Il prodotto completamente sostenibile non esiste, c’è sempre un impatto ed è inutile nascondersi dietro affermazioni assolute: esiste, invece, il prodotto più sostenibile di prima, perché siamo più consapevoli della sfida. Per noi è un approccio che esiste da sempre proprio perché, provenendo dalla montagna, il lato ambientale è stato da sempre stato uno dei fulcri dell’azienda.
E dal lato sociale?
L’attenzione sociale si riflette sull’attenzione ai bisogni del consumatore ma anche a quelli dei dipendenti: è un atteggiamento tipico delle aziende familiari italiane, che curano l’aspetto umano non solo pensando al profitto.
Qual è dunque il vostro modello per l’innovazione?
Noi nasciamo dall’innovazione, la suola stessa è un’innovazione che spinge a fare sempre qualcosa di diverso, creando una tecnologia o un materiale nuovo che permetta di risolvere un bisogno. Per questo il nostro modello si basa su un concetto molto semplice: il cliente evidenzia i suoi nuovi bisogni, noi creiamo le soluzioni e proponiamo di adottarle ai produttori di scarpe, che realizzano il prodotto finito.
Come intercettate i nuovi bisogni?
L’ascolto e i feedback sono costanti, abbiamo diversi Tester Team in Europa, America e Asia. È un insieme di centinaia di professionisti con diverse esigenze – corridori, alpinisti, vigili del fuoco, operatori nelle piattaforme petrolifere e così via – che testano fino all’estremo le nostre suole dandoci indicazioni sul consumo, la durabilità nonché sui miglioramenti da attuare nell’uso intensivo, che vanno a identificare il prossimo livello di innovazione.
L’innovazione, da costo a investimento.
Qui emerge un’altra caratteristica delle imprese familiari italiane: c’è una proprietà che opera scelte lungimiranti ma, al tempo stesso, è pronta a “gettare il cuore oltre l’ostacolo”: spesso mandiamo avanti progetti in cui il costo dell’operazione non è economicamente sostenibile, il prezzo sarebbe troppo alto, ma la priorità è mettere a punto l'idea.
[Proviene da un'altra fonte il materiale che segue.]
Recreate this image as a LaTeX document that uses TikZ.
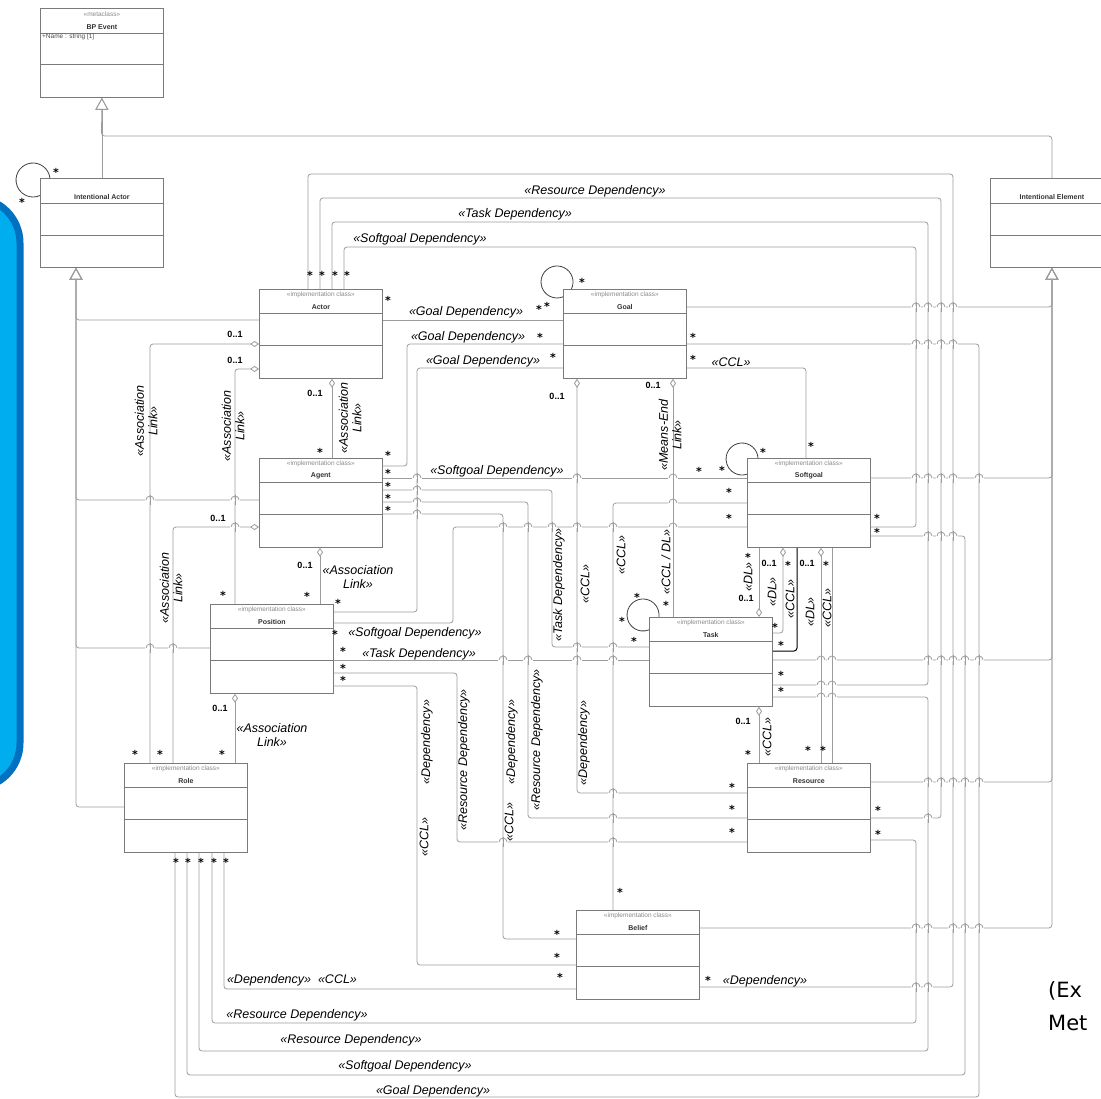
\documentclass[tikz,border=0pt]{standalone}
\usepackage{fontspec}
\setmainfont{Liberation Sans}
\newfontfamily\notefont{DejaVu Sans}
\usetikzlibrary{arrows.meta}
\definecolor{boxgray}{HTML}{7A7A7A}
\definecolor{linkgray}{HTML}{9C9C9C}
\definecolor{stereogray}{HTML}{8A8A8A}
\definecolor{panelblue}{HTML}{00AEEF}
\definecolor{paneledge}{HTML}{0070C0}

\tikzset{
  classbox/.style={rectangle, draw=boxgray, fill=white, line width=0.8pt,
    minimum width=123pt, minimum height=89pt, inner sep=0pt, anchor=north west},
  divider/.style={draw=boxgray, line width=0.7pt},
  stereo/.style={font=\fontsize{6.5}{7}\selectfont, text=stereogray, inner sep=0pt},
  cname/.style={font=\fontsize{7}{8}\selectfont\bfseries, text=black!80, inner sep=0pt},
  link/.style={draw=linkgray, line width=0.8pt, rounded corners=3pt},
  agg/.style={link, {Diamond[open, length=9pt, width=6pt]}-},
  aggend/.style={link, -{Diamond[open, length=9pt, width=6pt]}},
  gen/.style={link, -{Triangle[open, length=12pt, width=13pt]}},
  lbl/.style={font=\fontsize{12.5}{13.5}\selectfont\itshape, inner sep=0pt},
  mult/.style={font=\fontsize{9}{9}\selectfont\bfseries, inner sep=0pt},
  star/.style={font=\notefont\fontsize{11}{11}\selectfont\bfseries, inner sep=0pt, yshift=-2pt},
}

% one <<implementation class>> box with its two empty compartments
\newcommand{\implclass}[4]{%
  \node[classbox] (#1) at (#2,#3) {};
  \node[stereo] (#1-st) at ([yshift=-6pt]#1.north) {«implementation class»};
  \node[cname] (#1-nm) at ([yshift=-18pt]#1.north) {#4};
  \draw[divider] ([yshift=-24.5pt]#1.north west) -- ([yshift=-24.5pt]#1.north east);
  \draw[divider] ([yshift=-56pt]#1.north west) -- ([yshift=-56pt]#1.north east);
}
\newcommand{\plainclass}[4]{%
  \node[classbox] (#1) at (#2,#3) {};
  \node[cname] (#1-nm) at ([yshift=-19pt]#1.north) {#4};
  \draw[divider] ([yshift=-25pt]#1.north west) -- ([yshift=-25pt]#1.north east);
  \draw[divider] ([yshift=-57pt]#1.north west) -- ([yshift=-57pt]#1.north east);
}

\begin{document}
\begin{tikzpicture}[x=1pt, y=-1pt]
  \useasboundingbox (0,0) rectangle (1101,1099);

  % side panel, cut by the left margin
  \draw[fill=panelblue, draw=paneledge, line width=7pt, rounded corners=45pt]
    (-80,198) rectangle (20,788);

  % metaclasses
  \node[classbox] (bpevent) at (40,8) {};
  \node[stereo] (bpevent-st) at ([yshift=-6pt]bpevent.north) {«metaclass»};
  \node[cname] (bpevent-nm) at ([yshift=-19pt]bpevent.north) {BP Event};
  \draw[divider] ([yshift=-25pt]bpevent.north west) -- ([yshift=-25pt]bpevent.north east);
  \node[stereo, text=black!70, anchor=north west] (bpevent-at)
    at ([shift={(2pt,-26pt)}]bpevent.north west) {+Name : string [1]};
  \draw[divider] ([yshift=-56pt]bpevent.north west) -- ([yshift=-56pt]bpevent.north east);
  \plainclass{intactor}{40}{178}{Intentional Actor}
  \plainclass{intelem}{990}{178}{Intentional Element}

  % implementation classes
  \implclass{actor}{259}{289}{Actor}
  \implclass{goal}{563}{289}{Goal}
  \implclass{agent}{259}{458}{Agent}
  \implclass{softgoal}{747}{458}{Softgoal}
  \implclass{position}{210}{604}{Position}
  \implclass{task}{649}{617}{Task}
  \implclass{role}{124}{763}{Role}
  \implclass{resource}{747}{763}{Resource}
  \implclass{belief}{576}{910}{Belief}

  % generalisations
  \draw[gen] (intactor.north) -- (bpevent.south);
  \draw[gen] (intelem.north) |- (101.5,136) -- (bpevent.south);
  \foreach \nd/\dy in {actor/31, agent/42, position/44, role/44}
    \draw[gen] ([shift={(0,\dy)}]\nd.north west) -| ([shift={(36,0)}]intactor.south west);
  \foreach \nd/\dy in {goal/18, softgoal/20, task/43, resource/19, belief/18}
    \draw[gen] ([shift={(0,\dy)}]\nd.north east) -| (intelem.south);

  % dependencies leaving the top of Actor
  \draw[link] ([shift={(49,0)}]actor.north west) |- (953,174) |- ([shift={(0,77)}]belief.north east);
  \draw[link] ([shift={(61,0)}]actor.north west) |- (941,198) |- ([shift={(0,55)}]resource.north east);
  \draw[link] ([shift={(73,0)}]actor.north west) |- (928,222) |- ([shift={(0,68)}]task.north east);
  \draw[link] ([shift={(85,0)}]actor.north west) |- (916,247) |- ([shift={(0,69)}]softgoal.north east);

  % goal dependencies
  \draw[link] ([shift={(0,31)}]actor.north east) -- ([shift={(0,31)}]goal.north west);
  \draw[link] ([shift={(0,8)}]agent.north east) -| (407,344) -- ([shift={(0,55)}]goal.north west);
  \draw[link] ([shift={(0,8)}]position.north east) -| (417,368) -- ([shift={(0,79)}]goal.north west);
  \draw[link] ([shift={(0,55)}]goal.north east) -| (979,1097) -| ([shift={(51,0)}]role.south west);
  \draw[link] ([shift={(0,79)}]goal.north east) -| ([shift={(59,0)}]softgoal.north west);
  \draw[agg] ([shift={(14,0)}]goal.south west) |- ([shift={(0,30)}]resource.north west);
  \draw[agg] ([shift={(110,0)}]goal.south west) -- ([shift={(24,0)}]task.north west);

  % agent
  \draw[link] ([shift={(0,20)}]agent.north east) -- ([shift={(0,20)}]softgoal.north west);
  \draw[link] ([shift={(0,32)}]agent.north east) -| (552,647) -- ([shift={(0,30)}]task.north west);
  \draw[link] ([shift={(0,44)}]agent.north east) -| (528,818) -- ([shift={(0,55)}]resource.north west);
  \draw[link] ([shift={(0,56)}]agent.north east) -| (503,939) -- ([shift={(0,29)}]belief.north west);

  % position
  \draw[link] ([shift={(0,19)}]position.north east) -| (453,527) -- ([shift={(0,69)}]softgoal.north west);
  \draw[link] ([shift={(0,56)}]position.north east) -- ([shift={(0,43)}]task.north west);
  \draw[link] ([shift={(0,69)}]position.north east) -| (457,842) -- ([shift={(0,79)}]resource.north west);
  \draw[link] ([shift={(0,82)}]position.north east) -| (417,965) -- ([shift={(0,55)}]belief.north west);

  % softgoal
  \draw[link] ([shift={(0,45)}]softgoal.north west) -| ([shift={(37,0)}]belief.north west);
  \draw[link] ([shift={(0,78)}]softgoal.north east) -| (965,1075) -| ([shift={(63,0)}]role.south west);
  \draw[aggend] ([shift={(12,0)}]softgoal.south west) -- ([shift={(110,0)}]task.north west);
  \draw[agg] ([shift={(36,0)}]softgoal.south west) |- ([shift={(0,16)}]task.north east);
  \draw[link, draw=black, line width=1pt] ([shift={(50,0)}]softgoal.south west) |- ([shift={(0,34)}]task.north east);
  \draw[agg] ([shift={(74,0)}]softgoal.south west) -- ([shift={(74,0)}]resource.north west);
  \draw[link] ([shift={(85,0)}]softgoal.south west) -- ([shift={(85,0)}]resource.north west);

  % task, resource, belief
  \draw[link] ([shift={(0,80)}]task.north east) -| (928,1051) -| ([shift={(75,0)}]role.south west);
  \draw[agg] ([shift={(110,0)}]task.south west) -- ([shift={(12,0)}]resource.north west);
  \draw[link] ([shift={(0,77)}]resource.north east) -| (916,1023) -| ([shift={(88,0)}]role.south west);
  \draw[link] ([shift={(0,79)}]belief.north west) -| ([shift={(100,0)}]role.south west);

  % association links between the actor kinds
  \draw[agg] ([shift={(73,0)}]actor.south west) -- ([shift={(73,0)}]agent.north west);
  \draw[agg] ([shift={(61,0)}]agent.south west) -- ([shift={(110,0)}]position.north west);
  \draw[agg] ([shift={(0,55)}]actor.north west) -| ([shift={(26,0)}]role.north west);
  \draw[agg] ([shift={(0,80)}]actor.north west) -| ([shift={(25,0)}]position.north west);
  \draw[agg] ([shift={(0,69)}]agent.north west) -| ([shift={(49,0)}]role.north west);
  \draw[agg] ([shift={(25,0)}]position.south west) -- ([shift={(111,0)}]role.north west);

  % self loops
  \draw[link, draw=black!75] ([shift={(9.9,0)}]intactor.north west) arc[start angle=-6.8, end angle=-294.3, radius=17];
  \draw[link, draw=black!75] ([shift={(8.4,0)}]goal.north west) arc[start angle=26, end angle=-292, radius=16];
  \draw[link, draw=black!75] ([shift={(11,0)}]softgoal.north west) arc[start angle=-3.6, end angle=-288.2, radius=16];
  \draw[link, draw=black!75] ([shift={(9.9,0)}]task.north west) arc[start angle=7.2, end angle=-292, radius=16];

  % line jumps where a horizontal run passes a vertical one
  \foreach \jy/\xs in {307/{916,928,941,953}, 344/{916,928,941,953},
      478/{417,577,673,916,928,941,953,979}, 490/{417}, 502/{417}, 514/{417},
      500/{150,235}, 503/{673}, 527/{235,503,528,552,577,613,673}, 536/{928,941,953},
      647/{577,613}, 648/{150,173}, 660/{503,528,577,613,821,832,928,941,953,965,979},
      685/{821,832}, 697/{821,832}, 782/{928,941,953,965,979}, 793/{613},
      818/{613,928}, 842/{503,613}, 928/{916,928,953,965,979}, 987/{916,928}}
    \foreach \jx in \xs {
      \fill[white] (\jx-4.6,\jy-1.3) rectangle (\jx+4.6,\jy+1.3);
      \draw[link] (\jx-4,\jy) arc[start angle=180, end angle=360, radius=4];
      \draw[link] (\jx,\jy-5) -- (\jx,\jy+5);
    }

  % connector names
  \node[lbl] (lbResTop) at (595,191) {«Resource Dependency»};
  \node[lbl] (lbTaskTop) at (515,214) {«Task Dependency»};
  \node[lbl] (lbSoftTop) at (420,239) {«Softgoal Dependency»};
  \node[lbl] (lbGoalA) at (466,312) {«Goal Dependency»};
  \node[lbl] (lbGoalB) at (468,337) {«Goal Dependency»};
  \node[lbl] (lbGoalC) at (483,361) {«Goal Dependency»};
  \node[lbl] (lbCclGoal) at (731,362) {«CCL»};
  \node[lbl] (lbSoftAgent) at (497,471) {«Softgoal Dependency»};
  \node[lbl] (lbSoftPos) at (415,633) {«Softgoal Dependency»};
  \node[lbl] (lbTaskPos) at (419,654) {«Task Dependency»};
  \node[lbl] (lbDepBelief) at (765,981) {«Dependency»};
  \node[lbl] (lbDepCcl) at (292,980) {«Dependency» \ «CCL»};
  \node[lbl] (lbResRoleA) at (297,1015) {«Resource Dependency»};
  \node[lbl] (lbResRoleB) at (351,1040) {«Resource Dependency»};
  \node[lbl] (lbSoftRole) at (405,1066) {«Softgoal Dependency»};
  \node[lbl] (lbGoalRole) at (433,1091) {«Goal Dependency»};
  \node[lbl, align=center] (lbAssocAgPos) at (358,577) {«Association\\Link»};
  \node[lbl, align=center] (lbAssocPosRole) at (272,735) {«Association\\Link»};
  \node[lbl, rotate=90, align=center] (lbAssocActRole) at (146,421) {«Association\\Link»};
  \node[lbl, rotate=90, align=center] (lbAssocActPos) at (233,426) {«Association\\Link»};
  \node[lbl, rotate=90, align=center] (lbAssocActAg) at (350,418) {«Association\\Link»};
  \node[lbl, rotate=90, align=center] (lbAssocAgRole) at (171,588) {«Association\\Link»};
  \node[lbl, rotate=90, align=center] (lbMeansEnd) at (670,435) {«Means-End\\Link»};
  \node[lbl, rotate=90] (lbTaskAgent) at (559,585) {«Task Dependency»};
  \node[lbl, rotate=90] (lbCclGoalRes) at (585,584) {«CCL»};
  \node[lbl, rotate=90] (lbCclSoftBel) at (621,555) {«CCL»};
  \node[lbl, rotate=90] (lbCclDl) at (666,562) {«CCL / DL»};
  \node[lbl, rotate=90] (lbDlA) at (748,577) {«DL»};
  \node[lbl, rotate=90] (lbDlB) at (772,592) {«DL»};
  \node[lbl, rotate=90] (lbCclB) at (790,599) {«CCL»};
  \node[lbl, rotate=90] (lbDlC) at (810,612) {«DL»};
  \node[lbl, rotate=90] (lbCclC) at (827,608) {«CCL»};
  \node[lbl, rotate=90] (lbCclTaskRes) at (767,737) {«CCL»};
  \node[lbl, rotate=90] (lbDepPosBel) at (427,742) {«Dependency»};
  \node[lbl, rotate=90] (lbCclPosBel) at (424,837) {«CCL»};
  \node[lbl, rotate=90] (lbResPos) at (464,760) {«Resource Dependency»};
  \node[lbl, rotate=90] (lbCclAgBel) at (509,822) {«CCL»};
  \node[lbl, rotate=90] (lbDepAgBel) at (512,742) {«Dependency»};
  \node[lbl, rotate=90] (lbResAgent) at (537,740) {«Resource Dependency»};
  \node[lbl, rotate=90] (lbDepGoalRes) at (584,743) {«Dependency»};

  % multiplicities
  \foreach \mx/\my [count=\i] in {235/334, 235/360, 315/393, 218/518, 305/565, 220/708,
      557/396, 653/385, 769/563, 807/563, 746/598, 743/721}
    \node[mult] (m\i) at (\mx,\my) {0..1};
  \foreach \sx/\sy [count=\i] in {310/273, 322/273, 335/273, 347/273, 388/298,
      539/307, 540/335, 553/355, 582/280, 547/304, 693/335, 693/357,
      320/450, 388/453, 388/471, 388/484, 388/496, 388/508,
      811/444, 699/469, 722/468, 763/450, 729/490, 729/516, 877/516, 877/530,
      748/555, 788/563, 826/563,
      637/595, 622/619, 666/603, 634/639, 775/625, 781/643, 781/673, 781/689,
      223/593, 307/594, 338/601, 335/632, 343/649, 343/666, 343/678,
      135/752, 160/752, 222/752, 176/860, 188/860, 201/860, 214/860, 226/860,
      748/752, 808/748, 823/748, 732/785, 732/807, 732/830, 878/808, 878/832,
      620/890, 557/932, 557/955, 560/975, 708/978, 56/170, 22/200}
    \node[star] (st\i) at (\sx,\sy) {*};

  % caption cut by the right margin
  \node[anchor=base west, inner sep=0pt, font=\notefont\fontsize{21}{24}\selectfont] (noteA) at (1048,997) {(Ex};
  \node[anchor=base west, inner sep=0pt, font=\notefont\fontsize{21}{24}\selectfont] (noteB) at (1048,1030) {Met};
\end{tikzpicture}
\end{document}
A volte, le soluzioni restano nel cassetto perché il mercato non è ancora pronto, in attesa che la tecnologia ci permetta di realizzarle a costi accettabili per il mercato.
Qual è l’equilibrio tra sostenibilità e profittabilità?
È uno dei passaggi chiave delle mie testimonianze in cui parlo della nostra azienda agli studenti: la sostenibilità è insieme attenzione alle persone, all’ambiente e alla profittabilità.
In che senso?
Se un’azienda investe in sostenibilità e poi, in momento di crisi, la taglia perché in realtà viene considerata un costo eccessivo, significa che non sta generando vera sostenibilità. Probabilmente sta facendo green washing o, comunque, sta raccontando qualcosa per pulirsi la coscienza.
Cos’è dunque la vera sostenibilità?
La sostenibilità in azienda per noi va intesa come ricerca costante di efficienza, eliminazione degli sprechi e riduzione dei consumi nei processi produttivi. Noi della direzione sostenibilità facciamo emergere le best practice, dettiamo le linee guida e i principi per fare in modo che ognuno nel suo lavoro quotidiano possa fare suo uno sguardo che assieme alla produttività e al profitto tiene contro di altri fattori che aiutano a cambiare qualcosa migliorando le stesse performance.
Ad esempio?
Senza scendere troppo nel tecnico, però la suola si vulcanizza per pressione, tempo e temperatura: è possibile agire su queste tre variabili per ottenere lo stesso ottimo risultato con meno emissioni grazie a criteri ambientali che non sono solo quelli della velocità di produzione e della produttività.
Non è la prima volta che Vibram incontra ALTIS, che esperienza è stata?
I giovani, oltre ad essere i consumatori di domani, ci danno molti spunti per rimanere sempre freschi e innovativi. Aprire gli orizzonti è molto importante per noi e perciò siamo molto lieti di poter incontrare la fascia dei ragazzi universitari, che ci conosce poco. Poi accadono anche imprevisti positivi. Pochi giorni fa, una studentessa incontrata in ALTIS si è candidata per un tirocinio presso di noi perché l’anno scorso era rimasta colpita dalla nostra storia.